Originally Posted by chillsworld (Post 448739)
Awesome, thanks for the addition to the thread and the pics for visual aide! Totally agree about "skinnier" tires being easy to tuck into unmodified or lightly modified vehicles! I have been on the look out for 9.5" or 10" tires for a while now, seems everyone has dropped the size in favor of 10.5" wide tires... That's what I have now, and going taller in that width is going to need better shocks and a body lift :( Really wish they made the AT's or even MT's in the skinnier 33/35" sizes!

~C

A 33x10.50 is pretty narrow.

There's still a good number of companies offering narrower than "standard" tires in the 33-35" range. Interco makes a TON of them, everything from 34x9.00 to 38.5x11.00. Irocs, M16, SSR, LTB, Truxxus, Bogger, TSL, you name it.

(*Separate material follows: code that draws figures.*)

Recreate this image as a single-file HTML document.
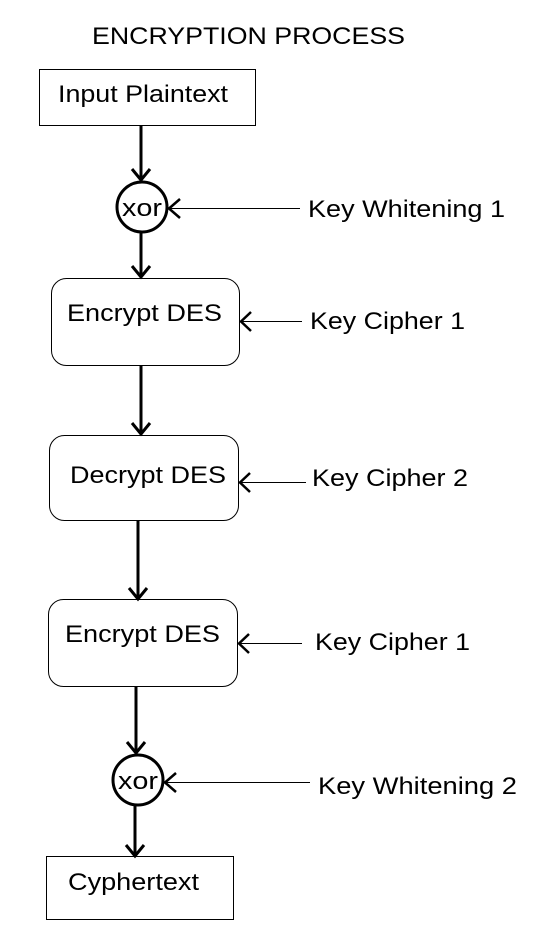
<!DOCTYPE html>
<html><head><meta charset="utf-8"><style>
html,body{margin:0;padding:0;background:#fff;}
svg{display:block;font-family:"Liberation Sans",Arial,sans-serif;}
text{font-size:24px;fill:#000;}
</style></head><body>
<svg width="536" height="936" viewBox="0 0 536 936" xmlns="http://www.w3.org/2000/svg">
<rect width="536" height="936" fill="#fff"/>
<text x="92" y="44" textLength="313" lengthAdjust="spacingAndGlyphs">ENCRYPTION PROCESS</text>

<rect x="39.5" y="69.5" width="216" height="56" fill="none" stroke="#000" stroke-width="1"/>
<text x="58" y="102" textLength="170" lengthAdjust="spacingAndGlyphs">Input Plaintext</text>

<g stroke="#000" stroke-width="3" fill="none">
<line x1="141" y1="125" x2="141" y2="180"/>
<polyline points="132,169 141,180 150,169"/>
<circle cx="142" cy="207" r="25"/>
<line x1="141" y1="232" x2="141" y2="277"/>
<polyline points="132,266 141,277 150,266"/>
<line x1="141" y1="366" x2="141" y2="434"/>
<polyline points="132,423 141,434 150,423"/>
<line x1="138" y1="521" x2="138" y2="599"/>
<polyline points="129,588 138,599 147,588"/>
<line x1="136" y1="686" x2="136" y2="753"/>
<polyline points="127,742 136,753 145,742"/>
<circle cx="138" cy="780" r="25"/>
<line x1="135" y1="805" x2="135" y2="856"/>
<polyline points="126,845 135,856 144,845"/>
</g>

<g stroke="#000" stroke-width="1" fill="none">
<rect x="51.5" y="278.5" width="188" height="87" rx="15"/>
<rect x="49.5" y="435.5" width="189" height="85" rx="15"/>
<rect x="48.5" y="599.5" width="189" height="87" rx="15"/>
<rect x="46.5" y="856.5" width="187" height="63"/>
<line x1="168" y1="208.5" x2="300" y2="208.5"/>
<line x1="240" y1="321.5" x2="302" y2="321.5"/>
<line x1="239" y1="482.5" x2="306" y2="482.5"/>
<line x1="238" y1="643.5" x2="302" y2="643.5"/>
<line x1="164" y1="782.5" x2="310" y2="782.5"/>
</g>
<g stroke="#000" stroke-width="2.5" fill="none">
<polyline points="180,199 169,208.5 180,218"/>
<polyline points="251,312 241,321.5 251,331"/>
<polyline points="250,473 240,482.5 250,492"/>
<polyline points="249,634 239,643.5 249,653"/>
<polyline points="176,773 165,782.5 176,792"/>
</g>

<text x="122" y="216" textLength="40" lengthAdjust="spacingAndGlyphs">xor</text>
<text x="118" y="789" textLength="40" lengthAdjust="spacingAndGlyphs">xor</text>
<text x="67" y="321" textLength="155" lengthAdjust="spacingAndGlyphs">Encrypt DES</text>
<text x="70" y="483" textLength="156" lengthAdjust="spacingAndGlyphs">Decrypt DES</text>
<text x="65" y="642" textLength="155" lengthAdjust="spacingAndGlyphs">Encrypt DES</text>
<text x="68" y="890" textLength="131" lengthAdjust="spacingAndGlyphs">Cyphertext</text>

<text x="308" y="217" textLength="197" lengthAdjust="spacingAndGlyphs">Key Whitening 1</text>
<text x="310" y="329" textLength="155" lengthAdjust="spacingAndGlyphs">Key Cipher 1</text>
<text x="312" y="486" textLength="156" lengthAdjust="spacingAndGlyphs">Key Cipher 2</text>
<text x="315" y="650" textLength="155" lengthAdjust="spacingAndGlyphs">Key Cipher 1</text>
<text x="318" y="794" textLength="199" lengthAdjust="spacingAndGlyphs">Key Whitening 2</text>
</svg>
</body></html>
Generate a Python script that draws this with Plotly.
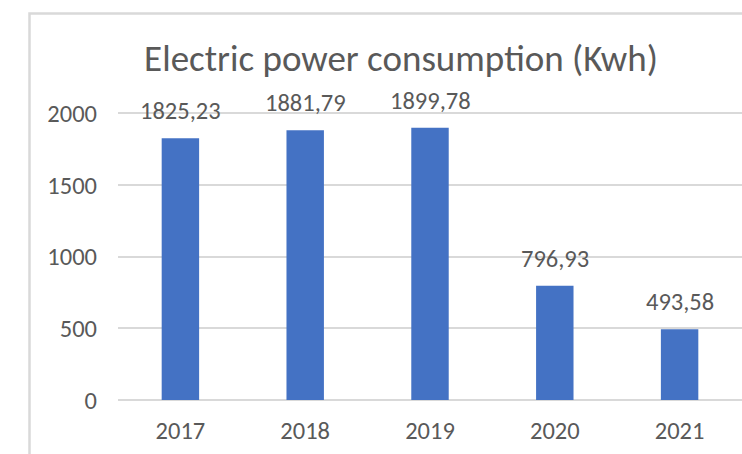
import plotly.graph_objects as go

years = ["2017", "2018", "2019", "2020", "2021"]
consumption = [1825.23, 1881.79, 1899.78, 796.93, 493.58]
y_ticks = [0, 500, 1000, 1500, 2000]
title_text = "Electric power consumption (Kwh)"

W, H = 742, 454
ML, MR, MT, MB = 118, 0, 109, 54
pw, ph = W - ML - MR, H - MT - MB

FONT = "Carlito, Lato, sans-serif"
GRAY = "#595959"

fig = go.Figure()
fig.add_trace(go.Bar(
    x=years, y=consumption,
    marker=dict(color="#4472C4", line=dict(width=0)),
    hoverinfo="skip",
))

for i, v in enumerate(consumption):
    fig.add_annotation(
        x=i, y=v, xref="x", yref="y",
        text=f"{v:.2f}".replace(".", ","),
        showarrow=False, yanchor="bottom", yshift=10,
        font=dict(family=FONT, size=24.5, color=GRAY),
    )

# outer chart border (cropped chart frame)
def px_x(p):
    return (p - ML) / pw

def px_y(p):
    return (H - MB - p) / ph

fig.add_shape(
    type="rect", xref="paper", yref="paper",
    x0=px_x(29.5), x1=px_x(760), y0=px_y(470), y1=px_y(13.5),
    line=dict(color="#d9d9d9", width=2.5), fillcolor="rgba(0,0,0,0)",
    layer="below",
)

fig.update_layout(
    width=W, height=H,
    margin=dict(l=ML, r=MR, t=MT, b=MB, autoexpand=False),
    paper_bgcolor="white", plot_bgcolor="white",
    bargap=0.7,
    showlegend=False,
    title=dict(
        text=title_text, x=401 / W, xanchor="center",
        y=1 - 58 / H, yanchor="middle", xref="container", yref="container",
        font=dict(family=FONT, size=37, color=GRAY),
    ),
    xaxis=dict(
        type="category",
        range=[-0.5, 4.5], showgrid=False, zeroline=False, showline=False,
        ticks="", ticklabelstandoff=13, automargin=False,
        tickfont=dict(family=FONT, size=24.5, color=GRAY),
    ),
    yaxis=dict(
        range=[0, 2030], tickvals=y_ticks, ticktext=[str(t) for t in y_ticks],
        showgrid=True, gridcolor="#d9d9d9", gridwidth=2,
        zeroline=True, zerolinecolor="#d9d9d9", zerolinewidth=2,
        showline=False, ticks="", ticklabelstandoff=20, automargin=False,
        tickfont=dict(family=FONT, size=24.5, color=GRAY),
    ),
)

fig.write_html("out.html", post_script="document.body.style.margin='0';",
               config={"displayModeBar": False})
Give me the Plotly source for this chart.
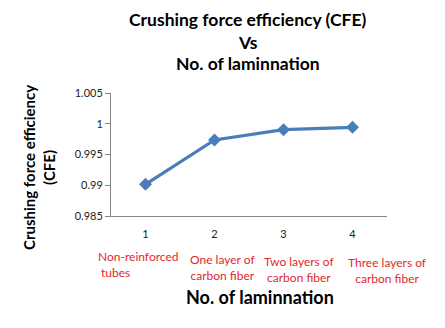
import plotly.graph_objects as go

categories = ["1", "2", "3", "4"]
cfe_values = [0.99015, 0.99736, 0.99903, 0.99942]
group_labels = ["Non-reinforced<br>&nbsp;tubes", "One layer of<br>carbon fiber",
                "Two layers of<br>carbon fiber", "Three layers of<br>carbon fiber"]
title_lines = ["Crushing force efficiency (CFE)", "Vs", "No. of laminnation"]
x_title = "No. of laminnation"
y_title = "Crushing force efficiency<br>(CFE)"
y_ticks = [0.985, 0.99, 0.995, 1.0, 1.005]
y_ticktext = ["0.985", "0.99", "0.995", "1", "1.005"]

# label placement (styling)
label_xshift = [-7, 8, 16, 35]
label_yshift = [-31, -34, -36, -37]
label_align = ["left", "center", "center", "center"]

FONT = "Lato, Open Sans, sans-serif"

L, R, T, B = 111, 58, 93, 112
W, H = 445, 328
PW, PH = W - L - R, H - T - B


def px(xp):
    return (xp - L) / PW


def py(yp):
    return (H - B - yp) / PH


fig = go.Figure()
fig.add_trace(go.Scatter(
    x=categories, y=cfe_values, mode="lines+markers",
    line=dict(color="#4A7EBB", width=3.2),
    marker=dict(symbol="diamond", size=10, color="#4A7EBB"),
    showlegend=False, cliponaxis=False,
))

for i, lab in enumerate(group_labels):
    fig.add_annotation(x=i, y=0, xref="x", yref="paper", text=lab,
                       showarrow=False, yanchor="top",
                       xshift=label_xshift[i], yshift=label_yshift[i],
                       font=dict(family=FONT, size=12, color="#E0282E"),
                       align=label_align[i])

for yc, line in zip([19, 42, 64], title_lines):
    fig.add_annotation(x=px(248), y=py(yc), xref="paper", yref="paper",
                       text=f"<b>{line}</b>", showarrow=False,
                       xanchor="center", yanchor="middle",
                       font=dict(family=FONT, size=17.5, color="black"))

fig.add_annotation(x=px(260), y=py(297), xref="paper", yref="paper",
                   text=f"<b>{x_title}</b>", showarrow=False,
                   xanchor="center", yanchor="middle",
                   font=dict(family=FONT, size=18, color="black"))

fig.add_annotation(x=px(39), y=py(168), xref="paper", yref="paper",
                   text=f"<b>{y_title}</b>", showarrow=False, textangle=-90,
                   xanchor="center", yanchor="middle",
                   font=dict(family=FONT, size=15, color="black"))

fig.update_layout(
    width=W, height=H,
    margin=dict(l=L, r=R, t=T, b=B),
    paper_bgcolor="white", plot_bgcolor="white",
    xaxis=dict(type="category", range=[-0.5, len(categories) - 0.5],
               showline=True, linecolor="#868686", linewidth=1,
               ticks="", showgrid=False, tickfont=dict(family=FONT, size=11, color="#222"),
               ticklabelstandoff=8),
    yaxis=dict(range=[0.985, 1.005], tickvals=y_ticks, ticktext=y_ticktext,
               showline=True, linecolor="#868686", linewidth=1,
               ticks="outside", ticklen=5, tickcolor="#868686", showgrid=False,
               tickfont=dict(family=FONT, size=11, color="#222")),
)

fig.write_html("out.html")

BFG and General are two offering 33x10.50 mud terrians. I believe Buckshots are still sold in that size, as well as High Tech retreads (I think the name changed now though).

If going metric there are a TON of 235/85 and 285/85 offerings, from highway all seasons to mud terrains.

chillsworld 10-03-2014 03:20 PM

Yeah, I just want to stay away from super swampers and the like...

I'll be looking into getting 16" wheels and going with 255/85 R16 (close to an actual 33.5 tall) for my mounty... Would prefer a true 10" wide but they come out to be around 10.25-10.5" actual. Read a lot of good stuff about the KM2's, and people who run them down to 10psi without issue. Figure I'll need about 2" suspension, trimming, and maybe a small bodylift... But I would like to avoid the BL, might end up going shorter than the 255/85.

~C

adam728 10-04-2014 07:47 AM

Another great thing about skinny tires.

Graded the road yesterday and dug out a small ditch at the end and reshaped some drainage from the one drive. Wanted to pack things in place before the rains today, and thr International is only a bit over 2k. So out came the truck, 5200 lbs, 235/85's, and still at about 65 psi from hauling 2200 lbs in the back the other week. Packed in good.